B&M, thanks for the input! So, if you really want accuracy, find a TTn3 set of cars to run on N scale...or just relax and model it all with N scale stuff, which is my recommendation. Too much accuracy makes one fret. *L*


----------



## Stillakid (Jan 12, 2010)

*KCD is this the one?*

Check to the right of the advertisement for scale.

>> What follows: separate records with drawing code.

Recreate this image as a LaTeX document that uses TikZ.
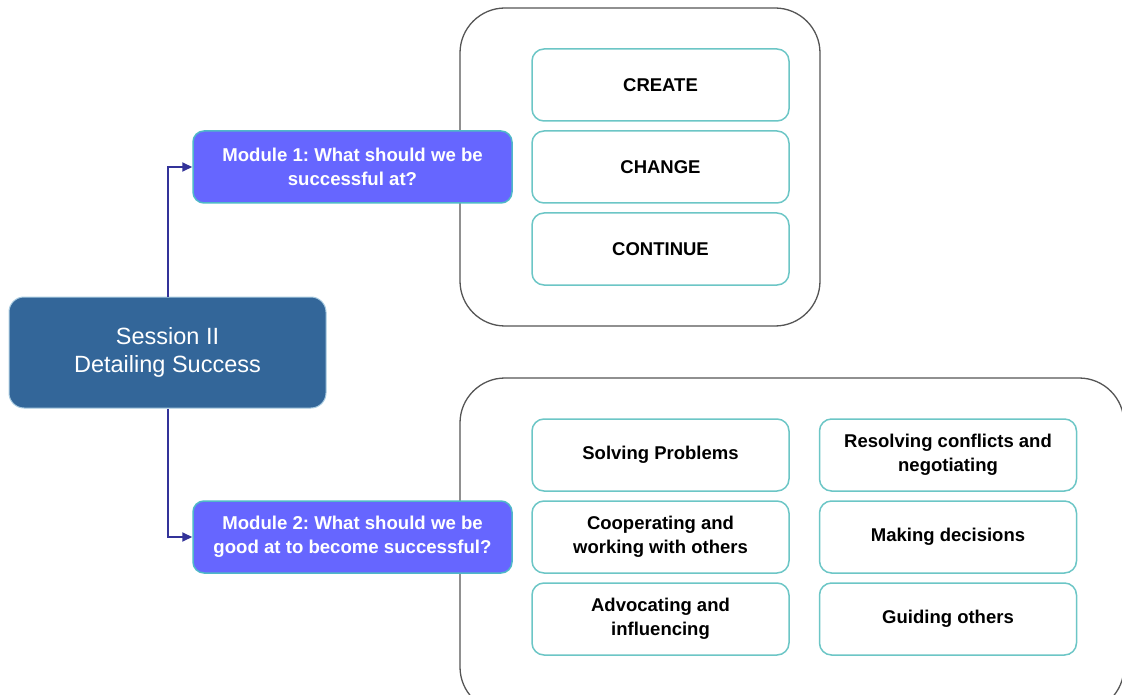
\documentclass[tikz,border=0pt]{standalone}
\usepackage{fontspec}
\setmainfont{Liberation Sans}
\frenchspacing
\usetikzlibrary{arrows.meta}
\definecolor{modfill}{HTML}{6666FF}
\definecolor{modline}{HTML}{4FB8C8}
\definecolor{sessfill}{HTML}{336699}
\definecolor{sessline}{HTML}{A9CBE0}
\definecolor{itemline}{HTML}{6CC6C6}
\definecolor{conncol}{HTML}{333399}
\definecolor{outerline}{HTML}{555555}
\tikzset{
  every node/.style={inner sep=0pt, align=center},
  session/.style={draw=sessline, line width=1pt, fill=sessfill, rounded corners=15pt,
    minimum width=317pt, minimum height=111pt, text=white,
    font=\fontsize{23.5}{28}\selectfont},
  module/.style={draw=modline, line width=1.5pt, fill=modfill, rounded corners=11pt,
    minimum width=319pt, minimum height=72pt, text=white,
    font=\bfseries\fontsize{18.6}{24}\selectfont},
  item/.style={draw=itemline, line width=1.5pt, fill=white, rounded corners=12pt,
    minimum width=257pt, minimum height=72pt, text=black,
    font=\bfseries\fontsize{18.5}{24}\selectfont},
  outer/.style={draw=outerline, line width=1.3pt, rounded corners=45pt},
  conn/.style={draw=conncol, line width=2pt, -{Triangle[length=10pt,width=9pt]}},
}
\begin{document}
\begin{tikzpicture}[x=1pt,y=-1pt]
\useasboundingbox (0,0) rectangle (1122,695);
\clip (0,0) rectangle (1122,695);
% outer containers
\draw[outer] (460,8) rectangle (820,326);
\draw[outer] (460,378) rectangle (1124,712);
% session
\node[session] (sess) at (167.5,352.5) {Session II\\Detailing Success};
% modules
\node[module] (m1) at (352.5,167) {Module 1: What should we be\\successful at?};
\node[module] (m2) at (352.5,537) {Module 2: What should we be\\good at to become successful?};
% top items
\node[item] (create) at (660.5,85) {CREATE};
\node[item] (change) at (660.5,167) {CHANGE};
\node[item] (cont) at (660.5,249) {CONTINUE};
% bottom items
\node[item] (solve) at (660.5,455) {Solving Problems};
\node[item] (coop) at (660.5,537) {Cooperating and\\working with others};
\node[item] (advo) at (660.5,619) {Advocating and\\influencing};
\node[item] (reso) at (948,455) {Resolving conflicts and\\negotiating};
\node[item] (make) at (948,537) {Making decisions};
\node[item] (guide) at (948,619) {Guiding others};
% connectors
\draw[conn] (sess.north) |- (m1.west);
\draw[conn] (sess.south) |- (m2.west);
\end{tikzpicture}
\end{document}
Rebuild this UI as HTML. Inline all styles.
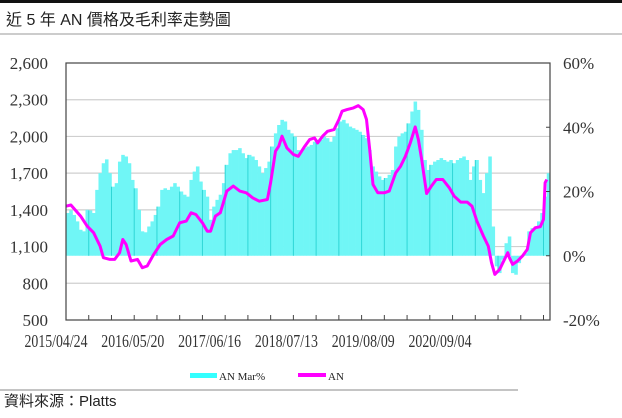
<!DOCTYPE html>
<html><head><meta charset="utf-8"><style>
html,body{margin:0;padding:0;background:#fff;}
body{width:622px;height:413px;overflow:hidden;position:relative;font-family:"Liberation Sans","Noto Sans CJK TC",sans-serif;}
svg text{font-family:"Liberation Serif","Noto Serif CJK SC",serif;}
</style></head><body>
<svg id="chart" width="622" height="413" viewBox="0 0 622 413" xmlns="http://www.w3.org/2000/svg">
<rect x="0" y="0" width="622" height="3" fill="#111"/>
<text x="6" y="25" font-size="16" fill="#222" style="font-family:'Liberation Sans','Noto Sans CJK TC',sans-serif">近 5 年 AN 價格及毛利率走勢圖</text>
<line x1="0" y1="34" x2="622" y2="34" stroke="#999" stroke-width="1"/>
<g id="grid"></g>
<g id="bars"></g>
<g id="line"></g>
<rect x="66" y="63" width="484" height="257" fill="none" stroke="#444" stroke-width="1.2"/>
<g id="axes"></g>
<g>
<rect x="190" y="373" width="27" height="5" fill="#33ffff"/>
<text x="219" y="380" font-size="11" fill="#222">AN Mar%</text>
<rect x="298" y="373" width="28" height="4" fill="#ff00ff"/>
<text x="328" y="380" font-size="11" fill="#222">AN</text>
</g>
<line x1="0" y1="390" x2="518" y2="390" stroke="#888" stroke-width="1"/>
<text x="4" y="406" font-size="15" fill="#222" style="font-family:'Liberation Sans','Noto Sans CJK TC',sans-serif">資料來源：Platts</text>
</svg>
<script>
const priceWeeks=[0,3,9,13,17,21,23,27,30,33,35,37,40,44,47,50,54,58,62,66,70,74,77,80,84,87,89,92,95,99,103,107,111,115,119,124,126,129,131,133,136,140,143,147,150,153,155,158,161,165,168,170,173,177,180,183,185,187,188,189,192,196,199,203,206,209,212,215,217,219,222,225,228,232,236,239,243,247,250,253,257,260,262,264,267,269,272,273,275,278,281,284,286,289,292,294,295,296];
const priceValues=[1430,1440,1349,1267,1213,1104,1009,995,995,1050,1158,1117,982,995,927,941,1036,1117,1158,1186,1294,1308,1376,1362,1294,1226,1226,1349,1376,1553,1594,1553,1539,1498,1471,1485,1621,1879,1920,2002,1906,1852,1838,1920,1974,1988,1947,2002,2042,2056,2138,2206,2219,2233,2252,2219,2138,1893,1757,1607,1539,1539,1553,1702,1757,1838,1947,2078,1974,1811,1534,1594,1648,1648,1580,1512,1463,1463,1430,1308,1186,1104,968,873,914,968,1050,1009,954,982,1022,1077,1213,1254,1262,1322,1621,1648];
const marginPct=[13.3,14.1,12.7,10.7,8.1,7.6,14.3,14.1,13.3,20.5,25.7,28.8,30,25.7,21.5,22.6,29.3,31.4,30.9,28.8,23.6,21,14.3,7.6,7.3,9.1,10.7,12.7,15.3,20.5,21,20.5,21.5,22.6,21.5,20,19,18.4,23.6,26.2,27.8,23.1,20.5,18.4,11.2,15.3,17.4,19,22.6,28.3,31.9,32.9,32.9,33.5,31.9,30.4,31.4,30.9,29.8,27.8,25.7,27.3,29.3,34,38.1,40.7,42.3,41.8,39.2,38.1,37.1,32.9,
32.4,33.5,34,34.5,35.5,36.1,36.1,37.1,36.6,35.5,37.1,39.7,41.8,42.3,41.2,40.2,39.7,39.2,38.6,37.6,36.6,32.9,27.8,26.2,24.7,23.6,24.2,25.2,26.7,34,37.1,38.1,38.6,41.2,44.9,48,45.4,39.2,29.8,26.7,28.3,29.3,29.8,30.4,29.8,29.3,29.8,28.8,29.8,30.4,30.9,29.8,23.6,27.8,29.8,23.6,19.5,25.7,30.9,9.1,-3.3,-5.4,-1.2,3.9,6,-5.4,-5.9,-2.3,-0.2,0.8,7.6,8.6,9.1,10.7,13.3,18.4,25.7];
const leftTicks=[500,800,1100,1400,1700,2000,2300,2600];
const leftTickLabels=["500","800","1,100","1,400","1,700","2,000","2,300","2,600"];
const rightTicks=[-20,0,20,40,60];
const rightTickLabels=["-20%","0%","20%","40%","60%"];
const dateLabels=["2015/04/24","2016/05/20","2017/06/16","2018/07/13","2019/08/09","2020/09/04"];

const NS="http://www.w3.org/2000/svg";
const X0=66,X1=550,Y0=63,Y1=320,WEEKS=298;
const xW=w=>X0+w*(X1-X0)/WEEKS;
const yL=v=>Y1-(v-500)/(2600-500)*(Y1-Y0);
const yR=p=>Y1-(p+20)/80*(Y1-Y0);
function mk(tag,attrs,parent){const e=document.createElementNS(NS,tag);for(const k in attrs)e.setAttribute(k,attrs[k]);parent.appendChild(e);return e;}
const grid=document.getElementById('grid'),bars=document.getElementById('bars'),line=document.getElementById('line'),axes=document.getElementById('axes');
leftTicks.forEach((v,i)=>{
  if(v>500&&v<2600){const g=mk('line',{x1:X0,x2:X1,y1:yL(v),y2:yL(v),stroke:'#cfcfcf','stroke-width':1.2},grid);
  
  }
  const t=mk('text',{x:48,y:yL(v)+6,'font-size':17,'text-anchor':'end',fill:'#333'},axes);t.textContent=leftTickLabels[i];
  
  
});
rightTicks.forEach((p,i)=>{
  const t=mk('text',{x:563,y:yR(p)+6,'font-size':17,fill:'#333'},axes);t.textContent=rightTickLabels[i];
  
  
  const k=mk('line',{x1:X1-4,x2:X1,y1:yR(p),y2:yR(p),stroke:'#444'},axes);
  
  
});
for(let w=14;w<WEEKS;w+=14){const k=mk('line',{x1:xW(w),x2:xW(w),y1:Y1-5,y2:Y1,stroke:'#444'},axes);
  
  }
dateLabels.forEach((d,i)=>{
  const t=mk('text',{x:56+i*76.8,y:347,'font-size':18,'text-anchor':'middle',fill:'#333',textLength:63,lengthAdjust:'spacingAndGlyphs'},axes);t.textContent=d;
  
  
});
const bw=(X1-X0)/WEEKS*2;
marginPct.forEach((p,i)=>{
  const x=xW(i*2),y0=yR(0),y=yR(p);
  const r=mk('rect',{x:x,y:Math.min(y,y0),width:bw+0.3,height:Math.abs(y0-y),fill:'#70f6f6'},bars);
  
  
});
for(let w=14;w<WEEKS;w+=14){const idx=Math.round(w/2);if(idx<marginPct.length){const p=marginPct[idx];
  const v=mk('line',{x1:xW(w),x2:xW(w),y1:yR(0),y2:yR(p),stroke:'#2fd6d6','stroke-width':1},bars);
  
  }}
const pts=priceWeeks.map((w,i)=>xW(w).toFixed(1)+','+yL(priceValues[i]).toFixed(1)).join(' ');
const pl=mk('polyline',{points:pts,fill:'none',stroke:'#ff00ff','stroke-width':3,'stroke-linejoin':'round'},line);


</script>
</body></html>
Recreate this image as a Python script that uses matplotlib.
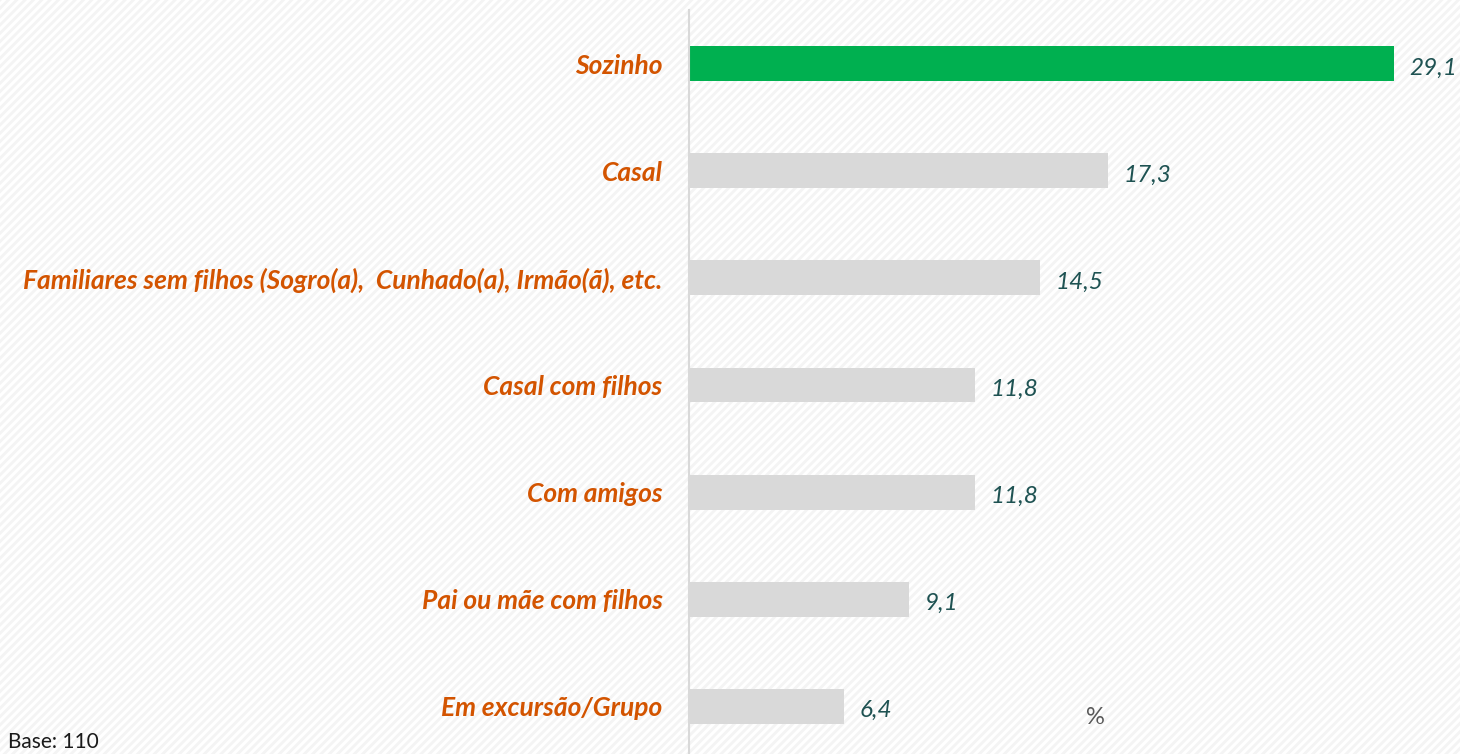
import matplotlib
matplotlib.use("Agg")
import matplotlib.pyplot as plt
from matplotlib.patches import Rectangle

categories = ["Sozinho", "Casal",
              "Familiares sem filhos (Sogro(a),  Cunhado(a), Irmão(ã), etc.",
              "Casal com filhos", "Com amigos", "Pai ou mãe com filhos",
              "Em excursão/Grupo"]
values = [29.1, 17.3, 14.5, 11.8, 11.8, 9.1, 6.4]
value_labels = ["29,1", "17,3", "14,5", "11,8", "11,8", "9,1", "6,4"]
bar_colors = ["#00B050"] + ["#D9D9D9"] * 6

FONT = "Lato"
plt.rcParams["hatch.linewidth"] = 2.0
fig = plt.figure(figsize=(14.6, 7.54), dpi=100)
fig.patch.set_facecolor("white")

# background diagonal stripes
bg = fig.add_axes([0, 0, 1, 1], zorder=0)
bg.set_axis_off()
bg.add_patch(Rectangle((0, 0), 1, 1, transform=bg.transAxes, facecolor="white",
                       edgecolor="#F4F4F4", hatch="////", linewidth=0))

ax = fig.add_axes([689 / 1460, -6 / 754, (1440 - 689) / 1460, 750 / 754], zorder=1)
ax.patch.set_alpha(0)
y = list(range(len(categories)))
ax.barh(y, values, height=0.325, color=bar_colors, zorder=2)
ax.set_ylim(len(categories) - 0.5, -0.5)
ax.set_xlim(0, 31)
for s in ["top", "right", "bottom"]:
    ax.spines[s].set_visible(False)
ax.spines["left"].set_color("#D9D9D9")
ax.spines["left"].set_linewidth(1.5)
ax.set_xticks([])
ax.set_yticks(y)
ax.set_yticklabels(categories, fontsize=19, fontstyle="italic", fontweight="bold",
                   color="#D35400", family=FONT)
ax.tick_params(axis="y", length=0, pad=19)

for yi, v, lab in zip(y, values, value_labels):
    ax.text(v + 0.65, yi + 0.04, lab, va="center", ha="left", fontsize=17.5,
            fontstyle="italic", color="#1E5252", family=FONT, clip_on=False)

fig.text(1095 / 1460, 1 - 718 / 754, "%", ha="center", va="center", fontsize=17,
         color="#595959", family=FONT)
fig.text(8 / 1460, 1 - 742 / 754, "Base: 110", ha="left", va="center", fontsize=15,
         color="#1A1A1A", family=FONT)

fig.savefig("out.png", dpi=100, facecolor=fig.get_facecolor())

http://www.1999.co.jp/eng/10101810


----------



## Boston&Maine (Dec 19, 2007)

KCD said:


> OK, this for all: TJ, Reckers and B&M...
> 
> If I understand what you are saying, to do a narrow gauge properly, I would have to fine a way to make a regular "N" gauge train run on "Z" gauge track? At least that's what the Internet pendants say... I wonder if it is worth the effort. First of all, I find it hard to believe that 1:160 stock would not topple on "Z" track. Secondly, I think it would look crazy. But, I could be wrong, after all I am a rank beginner with nothing to run in circles or ovals.
> 
> KCD


If you want to model a narrow _gauge_ N _scale_, then yes, you will buy Nn3 _scale_ cars and run them on Z _gauge_ track...

If you want to use N _gauge_ track though to model a narrow _gauge_, then your cars will need to be bigger than N _scale_ (which would be the 1:96 or 1:101 _scales_ that the others were talking about)...


More info:
http://en.wikipedia.org/wiki/Modelling_3'_gauge_railroads
http://www.nn3.org/
http://www.nn3.com/links.jsp


----------



## KCD (May 2, 2010)

Stillakid...

Thanks! Can't tell you how much time I spent looking for that 1:160. Greatl7y appreciated.

KCD


----------



## KCD (May 2, 2010)

B&M,

You have introduced something new to the mix. What is Nn3 (scale and gauge)? Is there a company making these little creatures?

Thanks,

KCD


----------



## Boston&Maine (Dec 19, 2007)

KCD said:


> B&M,
> 
> You have introduced something new to the mix. What is Nn3 (scale and gauge)? Is there a company making these little creatures?
> 
> ...


Nn3 is the "official" narrow gauge N scale... To break it down, it (Nn3) stands for N scale narrow 3' gauge... I edited my post, the last two links have some manufacturers...


----------



## tjcruiser (Jan 10, 2010)

Boston&Maine said:


> If you want to model a narrow _gauge_ N _scale_, then yes, you will buy Nn3 _scale_ cars and run them on Z _gauge_ track...
> 
> If you want to use N _gauge_ track though to model a narrow _gauge_, then your cars will need to be bigger than N _scale_ (which would be the 1:96 or 1:101 _scales_ that the others were talking about)...


KCD,

That's a really clear, concise summary from B&M. In considering which option is best for you, I'd urge you to first explore which scale (not track gauge) offers the larger selection of manufacturers, available locos, rolling stock, etc.

I'd hate to see you invest (time, money) into a specific path, only to find that your future expansions are limited as to what's available.

That's not a leading statement from me in any way. I'm rather clueless on these small scales. But "do your research and planning first" is my point, I guess.

Cheers,
TJ


----------



## KCD (May 2, 2010)

Boston&Maine said:


> Nn3 is the "official" narrow gauge N scale... To break it down, it (Nn3) stands for N scale narrow 3' gauge... I edited my post, the last two links have some manufacturers...


B&M,

Being new to this hobby, this forum, and to all its people (who have all been most helpful), I could find lo edited links of manufacturers. Sorry, but this is all new and I'm still a bit confused.

Thanks,

KCD


----------



## tjcruiser (Jan 10, 2010)

KCD said:


> I could find lo edited links of manufacturers.


"lo" ???  "no" ???

If your looking for the links, look up above about 6 posts to where he says "More Info" ... click on underlined http info.

Cheers,

TJ


----------